BRIEF ▸
Print exactly what lies from the line with "Recreate this image" down to the line with "Chart.register(...registerables);", counting both of those lines, but not the pictures.

EXTRACTED MATERIAL ▸
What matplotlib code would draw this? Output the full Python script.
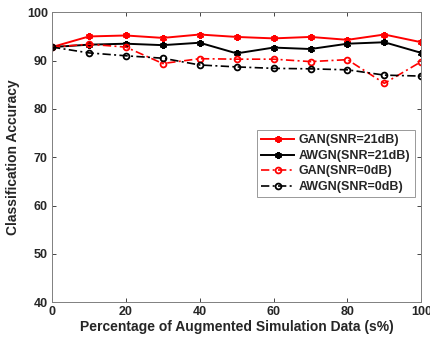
import matplotlib
matplotlib.use("Agg")
import matplotlib.pyplot as plt

x = [0, 10, 20, 30, 40, 50, 60, 70, 80, 90, 100]
gan_21 = [92.8, 95.0, 95.2, 94.7, 95.4, 94.9, 94.6, 94.9, 94.3, 95.4, 93.8]
awgn_21 = [92.8, 93.3, 93.5, 93.2, 93.7, 91.5, 92.7, 92.4, 93.5, 93.8, 91.6]
gan_0 = [92.8, 93.4, 92.8, 89.4, 90.4, 90.3, 90.3, 89.8, 90.2, 85.3, 89.8]
awgn_0 = [92.8, 91.6, 91.0, 90.5, 89.1, 88.7, 88.4, 88.3, 88.1, 87.0, 86.8]
labels = ["GAN(SNR=21dB)", "AWGN(SNR=21dB)", "GAN(SNR=0dB)", "AWGN(SNR=0dB)"]
xticks = [0, 20, 40, 60, 80, 100]
yticks = [40, 50, 60, 70, 80, 90, 100]

plt.rcParams['font.family'] = ['Liberation Sans', 'DejaVu Sans']
plt.rcParams['font.weight'] = 'bold'

fig = plt.figure(figsize=(4.31, 3.48), dpi=100)
ax = fig.add_axes([0.1206, 0.1313, 0.8569, 0.8334])

dd = (5, 2, 1.2, 2)
star = (6, 2, 0)
ax.plot(x, gan_21, color='#ff0000', lw=1.4, marker=star, ms=5, mew=1.5,
        label=labels[0])
ax.plot(x, awgn_21, color='black', lw=1.4, marker=star, ms=5, mew=1.5,
        label=labels[1])
ax.plot(x, gan_0, color='#ff0000', lw=1.2, ls=(0, dd), marker='o', ms=4.2,
        mfc='none', mew=1.3, label=labels[2])
ax.plot(x, awgn_0, color='black', lw=1.2, ls=(0, dd), marker='o', ms=4.2,
        mfc='none', mew=1.3, label=labels[3])

ax.set_xlim(0, 100)
ax.set_ylim(40, 100)
ax.set_xticks(xticks)
ax.set_yticks(yticks)
ax.tick_params(direction='in', length=3, labelsize=9, colors='#262626',
               top=True, right=True, width=0.6, pad=3)
for lab in ax.get_xticklabels() + ax.get_yticklabels():
    lab.set_fontweight('bold')
for s in ax.spines.values():
    s.set_color('#808080')
    s.set_linewidth(0.7)

ax.set_xlabel('Percentage of Augmented Simulation Data (s%)', fontsize=10,
              fontweight='bold', color='#262626', labelpad=1)
ax.set_ylabel('Classification Accuracy', fontsize=10, fontweight='bold',
              color='#262626', labelpad=5)

leg = ax.legend(loc='upper left', bbox_to_anchor=(0.55, 0.594), fontsize=9,
                frameon=True, fancybox=False, edgecolor='#808080',
                handlelength=2.6, handletextpad=0.4, borderpad=0.35,
                labelspacing=0.28, borderaxespad=0)
leg.get_frame().set_linewidth(0.7)
for t in leg.get_texts():
    t.set_fontweight('bold')
    t.set_color('#262626')

fig.canvas.draw()
axbb = ax.get_window_extent()
leg.set_bbox_to_anchor(((257 - axbb.x0) / axbb.width, 0.594), transform=ax.transAxes)

fig.savefig('out.png', dpi=100)
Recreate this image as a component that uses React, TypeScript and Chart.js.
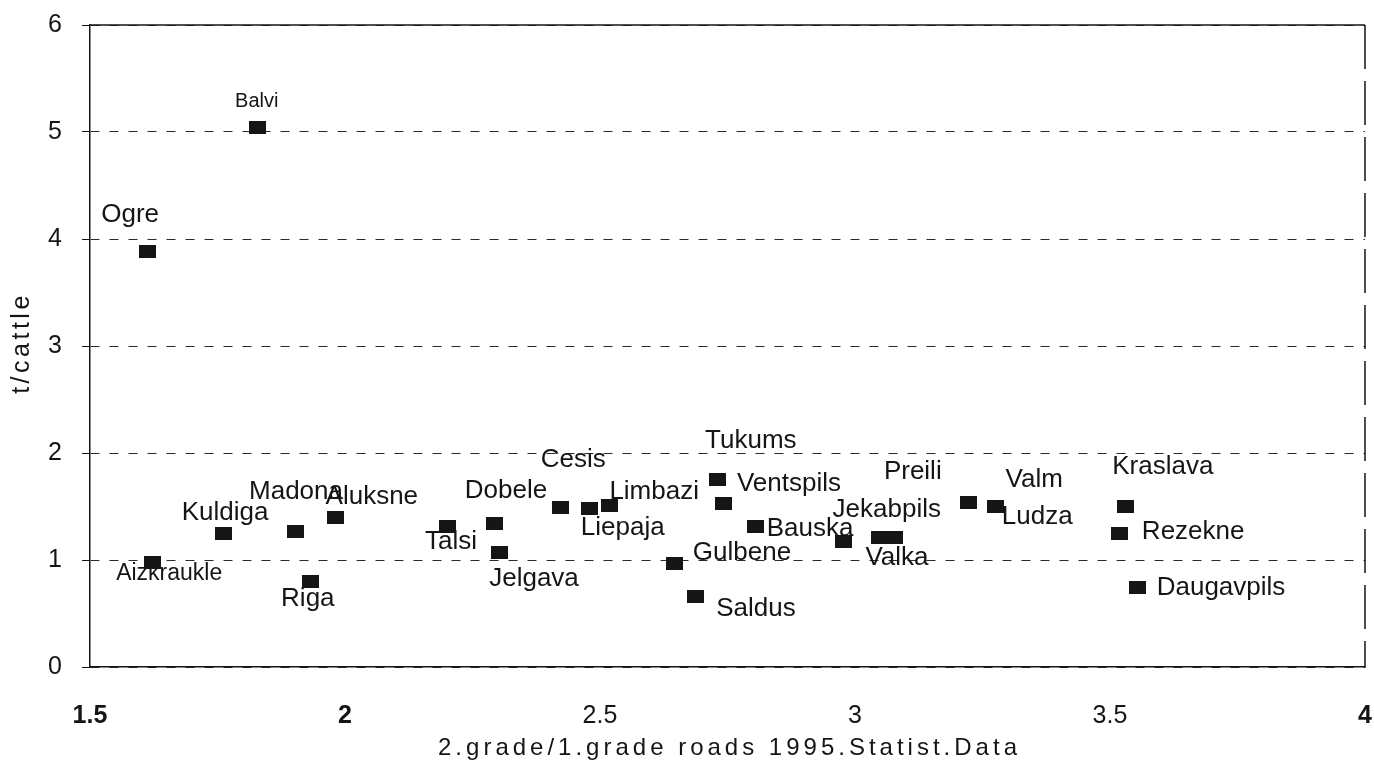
import React, { useEffect, useRef } from "react";
import { Chart, registerables } from "chart.js";

Chart.register(...registerables);

// ---- data ----
const DISTRICTS = [
  "Ogre", "Balvi", "Aizkraukle", "Kuldiga", "Madona", "Aluksne", "Riga",
  "Talsi", "Dobele", "Jelgava", "Cesis", "Liepaja", "Limbazi", "Tukums",
  "Ventspils", "Bauska", "Gulbene", "Saldus", "Jekabpils", "Valka", "Preili",
  "Valm", "Ludza", "Kraslava", "Rezekne", "Daugavpils",
];
const ROAD_RATIO = [
  1.612, 1.829, 1.622, 1.761, 1.902, 1.982, 1.933,
  2.200, 2.294, 2.302, 2.422, 2.480, 2.518, 2.731,
  2.743, 2.804, 2.647, 2.688, 2.978, 3.049, 3.078,
  3.222, 3.275, 3.531, 3.518, 3.553,
];
const T_PER_CATTLE = [
  3.88, 5.04, 0.98, 1.25, 1.27, 1.40, 0.80,
  1.31, 1.34, 1.07, 1.49, 1.48, 1.51, 1.75,
  1.53, 1.31, 0.97, 0.66, 1.17, 1.21, 1.21,
  1.54, 1.50, 1.50, 1.25, 0.74,
];
const X_TICKS = [1.5, 2, 2.5, 3, 3.5, 4];
const BOLD_X_TICKS = [1.5, 2, 4];
const Y_TICKS = [0, 1, 2, 3, 4, 5, 6];
const X_TITLE = "2.grade/1.grade roads 1995.Statist.Data";
const Y_TITLE = "t/cattle";

// ---- label placement (offset of label centre from marker, px) ----
const LABEL_OFFSETS: [number, number][] = [
  [-17, -37], [-1, -26], [17, 12], [2, -20], [1, -39], [36, -20], [-3, 17],
  [4, 15], [11, -33], [35, 26], [13, -48], [33, 19], [45, -14], [33, -39],
  [65, -19], [55, 2], [67, -10], [60, 12], [43, -32], [17, 20], [18, -66],
  [66, -22], [42, 10], [37, -40], [74, -1], [84, 0],
];
const LABEL_SIZE_DEFAULT = 26;
const LABEL_SIZE_SPECIAL: Record<string, number> = { Balvi: 20, Aizkraukle: 23 };

const FONT = "'Liberation Sans', Arial, sans-serif";
const INK = "#151515";

export default function App() {
  const canvasRef = useRef<HTMLCanvasElement | null>(null);

  useEffect(() => {
    const canvas = canvasRef.current;
    if (!canvas) return;

    const marker = document.createElement("canvas");
    marker.width = 17;
    marker.height = 13;
    const mctx = marker.getContext("2d")!;
    mctx.fillStyle = INK;
    mctx.fillRect(0, 0, 17, 13);

    const labelPlugin = {
      id: "pointLabels",
      afterDatasetsDraw(chart: any) {
        const ctx = chart.ctx;
        const meta = chart.getDatasetMeta(0);
        ctx.save();
        ctx.fillStyle = INK;
        ctx.textAlign = "center";
        ctx.textBaseline = "middle";
        meta.data.forEach((pt: any, i: number) => {
          const name = DISTRICTS[i];
          const size = LABEL_SIZE_SPECIAL[name] ?? LABEL_SIZE_DEFAULT;
          ctx.font = `${size}px ${FONT}`;
          const [dx, dy] = LABEL_OFFSETS[i];
          ctx.fillText(name, pt.x + dx, pt.y + dy);
        });
        ctx.restore();
      },
    };

    const framePlugin = {
      id: "frame",
      afterDraw(chart: any) {
        const { ctx, chartArea: a } = chart;
        ctx.save();
        ctx.strokeStyle = INK;
        ctx.lineWidth = 1.5;
        ctx.beginPath();
        ctx.moveTo(a.left, a.top);
        ctx.lineTo(a.right, a.top);
        ctx.stroke();
        ctx.setLineDash([44, 12]);
        ctx.beginPath();
        ctx.moveTo(a.right, a.top);
        ctx.lineTo(a.right, a.bottom);
        ctx.stroke();
        ctx.restore();

        // axis titles
        ctx.save();
        ctx.fillStyle = INK;
        ctx.textAlign = "center";
        ctx.textBaseline = "middle";
        ctx.font = `24px ${FONT}`;
        (ctx as any).letterSpacing = "4px";
        ctx.fillText(X_TITLE, (a.left + a.right) / 2 + 2, 748);
        ctx.translate(22, 343);
        ctx.rotate(-Math.PI / 2);
        (ctx as any).letterSpacing = "3.5px";
        ctx.font = `25px ${FONT}`;
        ctx.fillText(Y_TITLE, 0, 0);
        ctx.restore();
      },
    };

    const chart = new Chart(canvas, {
      type: "scatter",
      data: {
        datasets: [
          {
            data: ROAD_RATIO.map((x, i) => ({ x, y: T_PER_CATTLE[i] })),
            pointStyle: marker as any,
            pointRadius: 8,
            backgroundColor: INK,
            borderColor: INK,
          },
        ],
      },
      options: {
        animation: false,
        responsive: true,
        maintainAspectRatio: false,
        layout: { padding: { top: 25, right: 9, left: 0, bottom: 0 } },
        plugins: {
          legend: { display: false },
          tooltip: { enabled: false },
        },
        scales: {
          x: {
            type: "linear",
            min: 1.5,
            max: 4,
            afterBuildTicks: (scale: any) => {
              scale.ticks = X_TICKS.map((v) => ({ value: v }));
            },
            afterFit: (scale: any) => {
              scale.height = 101;
              scale.paddingLeft = 0;
              scale.paddingRight = 0;
            },
            grid: { display: false, drawTicks: false },
            border: { display: true, color: INK, width: 1.5 },
            ticks: {
              padding: 34,
              color: INK,
              maxRotation: 0,
              callback: (v: any) => String(v),
              font: (c: any) => ({
                family: FONT,
                size: 25,
                weight: c.tick && BOLD_X_TICKS.includes(c.tick.value) ? "bold" : "normal",
              }),
            },
          },
          y: {
            type: "linear",
            min: 0,
            max: 6,
            afterBuildTicks: (scale: any) => {
              scale.ticks = Y_TICKS.map((v) => ({ value: v }));
            },
            afterFit: (scale: any) => {
              scale.width = 90;
              scale.paddingTop = 0;
              scale.paddingBottom = 0;
            },
            grid: {
              color: "#2a2a2a",
              lineWidth: 1,
              drawTicks: true,
              tickLength: 8,
              tickColor: INK,
            },
            border: { display: true, color: INK, width: 1.5, dash: [9, 10] },
            ticks: {
              padding: 20,
              color: INK,
              font: { family: FONT, size: 25 },
            },
          },
        },
      },
      plugins: [labelPlugin, framePlugin],
    });

    return () => chart.destroy();
  }, []);

  return (
    <div style={{ position: "absolute", left: 0, top: 0, width: 1374, height: 768, background: "#fff" }}>
      <canvas ref={canvasRef} />
    </div>
  );
}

RESULT ▸
Recreate this image as a component that uses React, TypeScript and Chart.js.
import React, { useEffect, useRef } from "react";
import { Chart, registerables } from "chart.js";

Chart.register(...registerables);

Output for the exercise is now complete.